CodeQL accurately tracks the tainted data from the req.query.ip request query parameter value (//1) to the ip variable (//2) and finally to the template string passed to execSync in utils.js (//3)

CSV Output

tedsig@42~/codeql-workspace:$ codeql database analyze ~/codeql-workspace/my-db queries/RemoteCommandInjection.ql \
	--format=csv --output=./final_results.csv

For using CodeQL effectively, we need to essentially learn a new programming language and familiarize yourself with the CodeQL standard libraries.

Semgrep

Semantic grep aka Semgrep is another popular code analysis tool that uses a pattern-oriented rule syntax, in contrast to CodeQL’s query-oriented syntax.
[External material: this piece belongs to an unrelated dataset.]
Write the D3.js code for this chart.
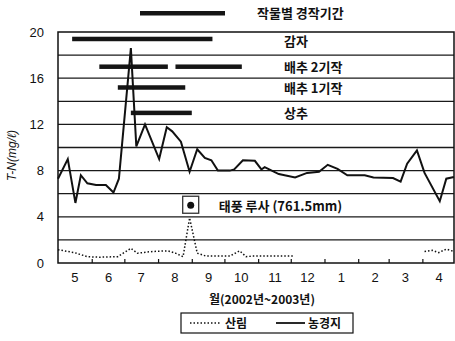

This following rule file (express-injection.yml) that identifies the same command injection vulnerability as the RemoteCommandInjection.ql CodeQL


rules:
  - id: express-injection
	mode: taint //1
	pattern-sources:
	   - pattern: req.query.$PARAMETER //2
	pattern-sinks:
	  - pattern: execSync(...) //3
	message: Passing user-controlled Express query parameter to a command injection.
	languages:
	  - javascript
	severity: ERROR
	metadata:
		interfile: true

(//1) : Semgrep support a mode field features including taint, join, extract
(//2) : A another feature commonly used is metavariables who is like a shell environment variables, it prefixed with dollar sign ($), only in uppercase letter and can contains underscore (_)

Ex :

patterns:
   - pattern: var $VARIABLE_NAME = "..."
   - metavariable-regex:
		metavariable: $VARIABLE_NAME
		regex: SECRET_.*

(//3) : A sequence like this (...) match that between the brackets we can have one or more items.